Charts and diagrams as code

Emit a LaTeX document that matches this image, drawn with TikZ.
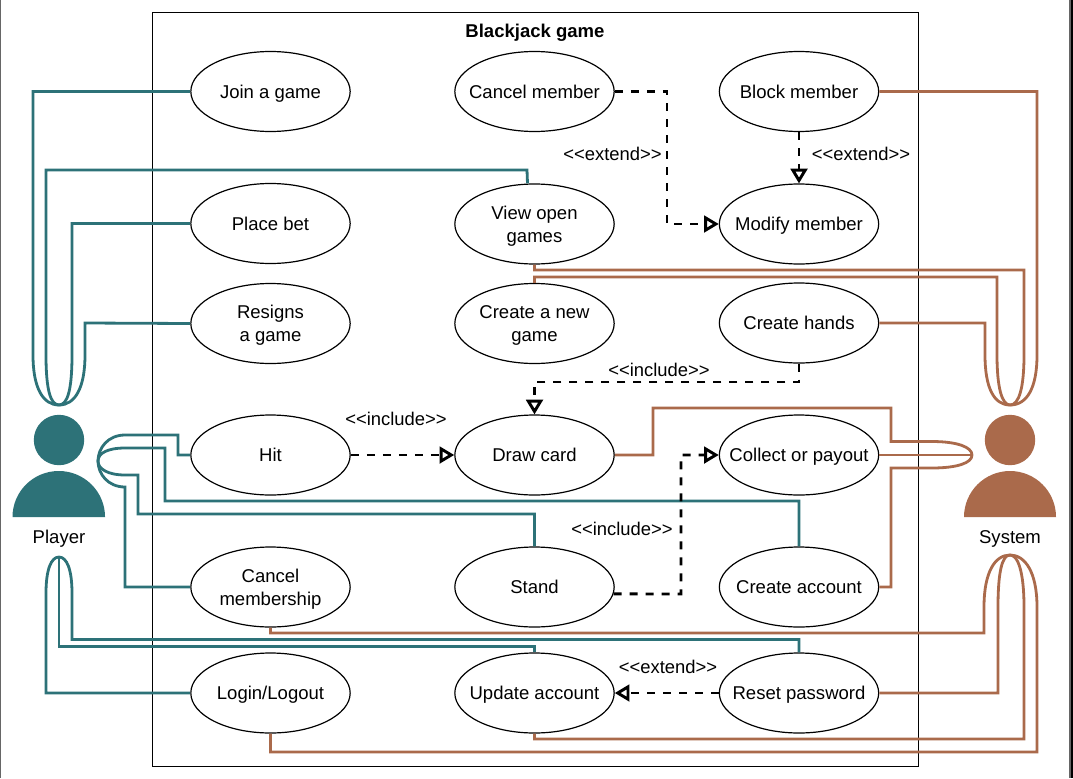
\documentclass[tikz,border=0pt]{standalone}
\usepackage{fontspec}
\setmainfont{Liberation Sans}
\usetikzlibrary{arrows.meta,calc,shapes.geometric}
\definecolor{teal}{HTML}{2D7278}
\definecolor{rust}{HTML}{AA6A4B}
\newcommand{\ucstrut}{\rule[-3pt]{0pt}{16.3pt}}
\tikzset{
  x=0.75pt,y=-0.75pt,
  usecase/.style={draw=black,fill=white,line width=0.9pt,ellipse,minimum width=119.5pt,minimum height=60pt,inner sep=-14pt,align=center,font=\fontsize{13.9}{17.25}\selectfont,execute at begin node=\ucstrut,execute at end node=\ucstrut},
  lab/.style={inner sep=0pt,font=\fontsize{13.8}{16}\selectfont},
  actorlab/.style={inner sep=0pt,font=\fontsize{13.9}{16}\selectfont},
  tealline/.style={draw=teal,line width=2.1pt},
  rustline/.style={draw=rust,line width=2.1pt},
  dep/.style={draw=black,line width=2.2pt,dash pattern=on 6pt off 6pt,-{Triangle[open,length=11pt,width=12.5pt,line width=2.2pt,fill=white]}},
}
\begin{document}
\begin{tikzpicture}
\useasboundingbox (0,0) rectangle (1073,778);
\fill[white] (0,0) rectangle (1073,778);
\draw[draw=black!60,line width=1pt] (0.4,0) -- (0.4,778);
\fill[black!60] (1069,0) rectangle (1071,778);
\fill[black] (1071,0) rectangle (1073,778);
\node[draw=black,line width=0.9pt,minimum width=574.5pt,minimum height=565.5pt,inner sep=0pt,anchor=north west] (frame) at (152,12) {};
\node[inner sep=0pt,font=\bfseries\fontsize{13.9}{16}\selectfont] (title) at (535,32.5) {Blackjack game};

% actor anchors
\coordinate (ptop) at (59,405);
\coordinate (pmid) at (98,461);
\coordinate (pbot) at (59,557);
\coordinate (stop) at (1010,405);
\coordinate (smid) at (972,455);
\coordinate (sbot) at (1010,555);

% use cases
\node[usecase] (join) at (270.5,91.5) {Join a game};
\node[usecase] (cancelm) at (534.5,91.5) {Cancel member};
\node[usecase] (block) at (799,91.5) {Block member};
\node[usecase] (place) at (270.5,223.5) {Place bet};
\node[usecase] (view) at (534.5,224) {\ucstrut View open\\games};
\node[usecase] (modify) at (799,224) {Modify member};
\node[usecase] (resign) at (270.5,323.5) {\ucstrut Resigns\\a game};
\node[usecase] (create) at (534.5,323.5) {\ucstrut Create a new\\game};
\node[usecase] (hands) at (799,323) {Create hands};
\node[usecase] (hit) at (270.5,455) {Hit};
\node[usecase] (draw) at (534.5,455) {Draw card};
\node[usecase] (collect) at (799,455) {Collect or payout};
\node[usecase] (cancelship) at (270.5,587) {\ucstrut Cancel\\membership};
\node[usecase] (stand) at (534.5,587) {Stand};
\node[usecase] (account) at (799,587) {Create account};
\node[usecase] (login) at (270.5,693) {Login/Logout};
\node[usecase] (update) at (534.5,693) {Update account};
\node[usecase] (reset) at (799,693) {Reset password};

% teal connectors
\draw[tealline] (join.west) -- (33,91.5) -- (33,355) .. controls (33,388) and (43,405) .. (ptop);
\draw[tealline] ([xshift=-5.25pt]view.north) -- (527,170) -- (46,170) -- (46,355) .. controls (46,388) and (50,405) .. (ptop);
\draw[tealline] (place.west) -- (72,223.5) -- (72,355) .. controls (72,388) and (68,405) .. (ptop);
\draw[tealline] (resign.west) -- (85,323) -- (85,355) .. controls (85,388) and (75,405) .. (ptop);
\draw[tealline] (hit.west) -- (178,455) -- (178,435) -- (125,435) .. controls (108,435) and (98,448) .. (pmid);
\draw[tealline] (account.north) -- (799,501) -- (165,501) -- (165,448) -- (125,448) .. controls (108,448) and (98,453) .. (pmid);
\draw[tealline] (stand.north) -- (534.5,514) -- (138,514) -- (138,475) -- (125,475) .. controls (108,475) and (98,469) .. (pmid);
\draw[tealline] (cancelship.west) -- (125,587) -- (125,487) .. controls (108,487) and (98,474) .. (pmid);
\draw[tealline] (login.west) -- (46,693) -- (46,593) .. controls (46,570) and (51,557) .. (pbot);
\draw[tealline] (update.north) -- (534.5,646.5) -- (59,646.5) -- (pbot);
\draw[tealline] (reset.north) -- (799,639.5) -- (72,639.5) -- (72,593) .. controls (72,570) and (67,557) .. (pbot);

% rust connectors
\draw[rustline] (block.east) -- (1037,91.5) -- (1037,355) .. controls (1037,388) and (1027,405) .. (stop);
\draw[rustline] (view.south) -- (534.5,270) -- (1024,270) -- (1024,355) .. controls (1024,388) and (1019,405) .. (stop);
\draw[rustline] (create.north) -- (534.5,277) -- (997,277) -- (997,355) .. controls (997,388) and (1002,405) .. (stop);
\draw[rustline] (hands.east) -- (985,323) -- (985,355) .. controls (985,388) and (994,405) .. (stop);
\draw[rustline] (draw.east) -- (653,455) -- (653,408) -- (891,408) -- (891,441.5) -- (932,441.5) .. controls (957,441.5) and (972,447) .. (smid);
\draw[rustline] (collect.east) -- (smid);
\draw[rustline] (account.east) -- (891,587) -- (891,468) -- (932,468) .. controls (957,468) and (972,463) .. (smid);
\draw[rustline] (cancelship.south) -- (270.5,633) -- (984,633) -- (984,607) .. controls (984,572) and (995,555) .. (sbot);
\draw[rustline] (reset.east) -- (998,693) -- (998,607) .. controls (998,572) and (1002,555) .. (sbot);
\draw[rustline] (update.south) -- (534.5,739) -- (1024,739) -- (1024,607) .. controls (1024,572) and (1018,555) .. (sbot);
\draw[rustline] (login.south) -- (270.5,752) -- (1037,752) -- (1037,607) .. controls (1037,572) and (1025,555) .. (sbot);

% dashed dependencies
\draw[dep] (cancelm.east) -- (667,91.5) -- (667,224) -- (modify.west);
\draw[dep] (block.south) -- (modify.north);
\draw[dep] (hands.south) -- (799,382) -- (534.5,382) -- (draw.north);
\draw[dep] (hit.east) -- (draw.west);
\draw[dep] (stand.-5) -- (681,594) -- (681,455) -- (collect.west);
\draw[dep] (reset.west) -- (update.east);

% dependency labels
\node[lab] (l1) at (612.5,154) {<{}<extend>{}>};
\node[lab] (l2) at (861,153.5) {<{}<extend>{}>};
\node[lab] (l3) at (659,369.5) {<{}<include>{}>};
\node[lab] (l4) at (396,418.5) {<{}<include>{}>};
\node[lab] (l5) at (622,528.5) {<{}<include>{}>};
\node[lab] (l6) at (668,667) {<{}<extend>{}>};

% actors
\fill[teal] (59,440) circle[radius=18.9pt];
\fill[teal] (12.5,517) arc[start angle=180,end angle=0,x radius=34.7pt,y radius=34.5pt] -- cycle;
\node[actorlab] (player) at (59,539) {Player};
\fill[rust] (1010,440) circle[radius=18.9pt];
\fill[rust] (964,517) arc[start angle=180,end angle=0,x radius=34.5pt,y radius=34.5pt] -- cycle;
\node[actorlab] (system) at (1010,539) {System};
\end{tikzpicture}
\end{document}
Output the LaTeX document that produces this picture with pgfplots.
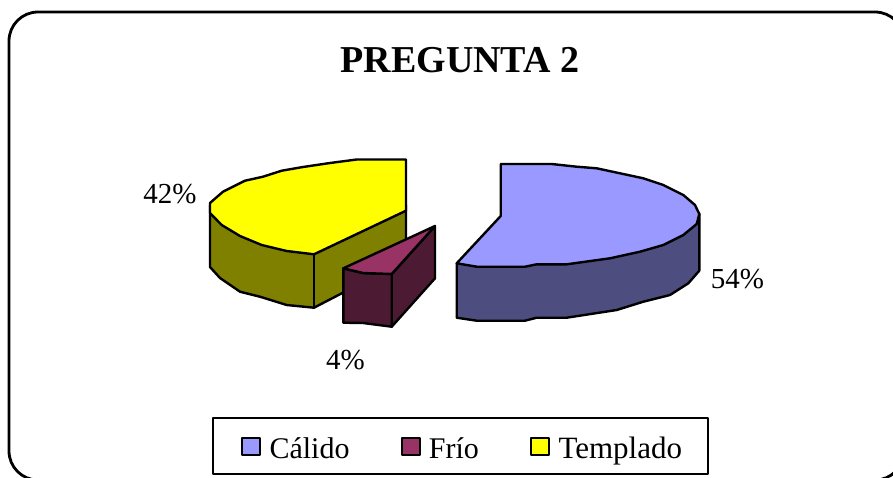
\documentclass[border=0pt]{standalone}
\usepackage{pgfplots}
\pgfplotsset{compat=1.18}
\usepackage{fontspec}
\setmainfont{Liberation Serif}
\definecolor{calido}{HTML}{9999FF}
\definecolor{calidos}{HTML}{4D4D80}
\definecolor{frio}{HTML}{993366}
\definecolor{frios}{HTML}{4D1A33}
\definecolor{templado}{HTML}{FFFF00}
\definecolor{templados}{HTML}{808000}
\begin{document}
\begin{tikzpicture}
\useasboundingbox (0,0) rectangle (893pt,477pt);
\begin{axis}[
  at={(0,0)}, anchor=south west,
  scale only axis, width=893pt, height=477pt,
  xmin=0, xmax=893, ymin=0, ymax=477, y dir=reverse,
  hide axis, clip=true,
  every axis plot/.append style={line width=2.4pt, line join=round, mark=none},
]
% frame
\addplot[draw=black, line width=2.8pt, rounded corners=29pt] coordinates {(9,12) (904,12) (904,480) (9,480)} --cycle;
% Templado
\addplot[fill=templados, draw=black] coordinates {(210,205) (210,267) (220,278) (240,291.7) (260,296.7) (286.7,305) (314,307.7) (406,260) (406,205)} --cycle;
\addplot[draw=black] coordinates {(314,254.3) (314,307.7)};
\addplot[fill=templado, draw=black] coordinates {(406,159.5) (356.7,159.5) (330,163) (303,167) (281.7,170.7) (263,176.7) (245,180.7) (223,191.7) (210,203) (210,213) (221.7,225) (240,236) (261.7,245) (286.7,251) (314,254.3) (406,210.7)} --cycle;
% Frio
\addplot[fill=frios, draw=black] coordinates {(391.7,274) (435,226) (435,278.3) (391.7,326.7)} --cycle;
\addplot[fill=frios, draw=black] coordinates {(343.3,268.3) (363,273) (391.7,274) (391.7,326.7) (363,323) (343.3,322.7)} --cycle;
\addplot[fill=frio, draw=black] coordinates {(435,226) (343.3,268.3) (363,273) (391.7,274)} --cycle;
% Calido
\addplot[fill=calidos, draw=black] coordinates {(699.3,214) (699.3,270.7) (688.3,283.3) (670,295) (643.3,301.7) (616.7,310) (566.7,317.7) (536.7,317.7) (525,320.7) (476.7,320.7) (456.7,317.7) (456.7,263.3)} --cycle;
\addplot[fill=calido, draw=black] coordinates {(500.7,164) (551.7,164) (576.7,166.7) (596.7,168.3) (620,173.3) (643.3,178.3) (663.3,185) (683.3,195) (695,205) (699.3,214) (696.7,224) (683.3,235) (663.3,245) (640,251.7) (610,258.3) (566.7,264.3) (536.7,264.3) (525,266.7) (476.7,266.7) (456.7,263.3) (500.7,216)} --cycle;
% legend
\addplot[fill=white, draw=black, line width=2.2pt] coordinates {(212.7,418.3) (708.3,418.3) (708.3,474.3) (212.7,474.3)} --cycle;
\addplot[fill=calido, draw=black, line width=2.2pt] coordinates {(242,438) (260,438) (260,455) (242,455)} --cycle;
\addplot[fill=frio, draw=black, line width=2.2pt] coordinates {(402,438) (420,438) (420,455) (402,455)} --cycle;
\addplot[fill=templado, draw=black, line width=2.2pt] coordinates {(531,438) (549,438) (549,455) (531,455)} --cycle;
\node[anchor=base west, inner sep=0pt, font=\fontsize{30}{32}\selectfont] at (axis cs:269.3,458) {Cálido};
\node[anchor=base west, inner sep=0pt, font=\fontsize{30}{32}\selectfont] at (axis cs:428.7,458) {Frío};
\node[anchor=base west, inner sep=0pt, font=\fontsize{31}{33}\selectfont] at (axis cs:558.3,458) {Templado};
% labels
\node[anchor=base, inner sep=0pt, font=\fontsize{29}{32}\selectfont] at (axis cs:170,203) {42\%};
\node[anchor=base, inner sep=0pt, font=\fontsize{29}{32}\selectfont] at (axis cs:737.5,288) {54\%};
\node[anchor=base, inner sep=0pt, font=\fontsize{29}{32}\selectfont] at (axis cs:345.5,369) {4\%};
\node[anchor=base, inner sep=0pt, font=\fontsize{38}{42}\selectfont\bfseries] at (axis cs:460,72) {PREGUNTA 2};
\end{axis}
\end{tikzpicture}
\end{document}
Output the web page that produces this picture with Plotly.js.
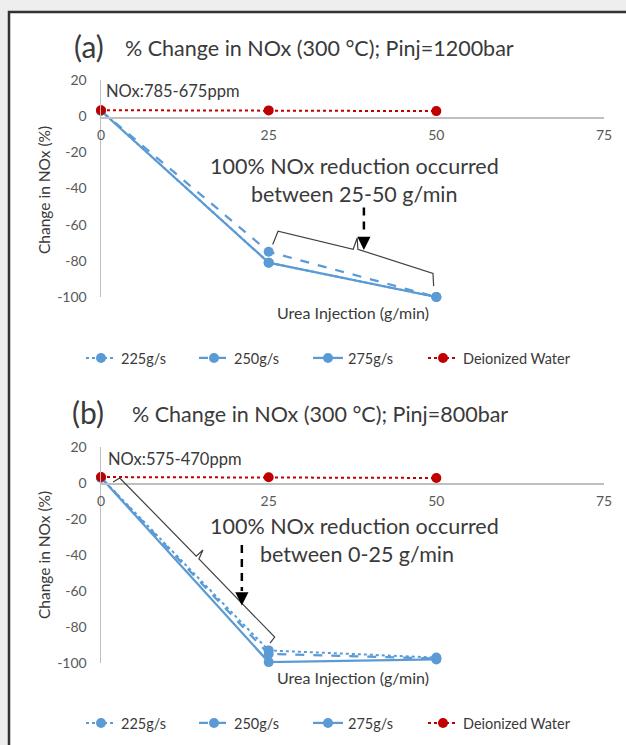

**EXERCISE OBJECTIVE:**
Extract, word for word, each line from the top of the data down to and including the line with "(sbot) at (1010,555);"; skip the pictures.

**SOLUTION:**
Emit a LaTeX document that matches this image, drawn with TikZ.
\documentclass[tikz,border=0pt]{standalone}
\usepackage{fontspec}
\setmainfont{Liberation Sans}
\usetikzlibrary{arrows.meta,calc,shapes.geometric}
\definecolor{teal}{HTML}{2D7278}
\definecolor{rust}{HTML}{AA6A4B}
\newcommand{\ucstrut}{\rule[-3pt]{0pt}{16.3pt}}
\tikzset{
  x=0.75pt,y=-0.75pt,
  usecase/.style={draw=black,fill=white,line width=0.9pt,ellipse,minimum width=119.5pt,minimum height=60pt,inner sep=-14pt,align=center,font=\fontsize{13.9}{17.25}\selectfont,execute at begin node=\ucstrut,execute at end node=\ucstrut},
  lab/.style={inner sep=0pt,font=\fontsize{13.8}{16}\selectfont},
  actorlab/.style={inner sep=0pt,font=\fontsize{13.9}{16}\selectfont},
  tealline/.style={draw=teal,line width=2.1pt},
  rustline/.style={draw=rust,line width=2.1pt},
  dep/.style={draw=black,line width=2.2pt,dash pattern=on 6pt off 6pt,-{Triangle[open,length=11pt,width=12.5pt,line width=2.2pt,fill=white]}},
}
\begin{document}
\begin{tikzpicture}
\useasboundingbox (0,0) rectangle (1073,778);
\fill[white] (0,0) rectangle (1073,778);
\draw[draw=black!60,line width=1pt] (0.4,0) -- (0.4,778);
\fill[black!60] (1069,0) rectangle (1071,778);
\fill[black] (1071,0) rectangle (1073,778);
\node[draw=black,line width=0.9pt,minimum width=574.5pt,minimum height=565.5pt,inner sep=0pt,anchor=north west] (frame) at (152,12) {};
\node[inner sep=0pt,font=\bfseries\fontsize{13.9}{16}\selectfont] (title) at (535,32.5) {Blackjack game};

% actor anchors
\coordinate (ptop) at (59,405);
\coordinate (pmid) at (98,461);
\coordinate (pbot) at (59,557);
\coordinate (stop) at (1010,405);
\coordinate (smid) at (972,455);
\coordinate (sbot) at (1010,555);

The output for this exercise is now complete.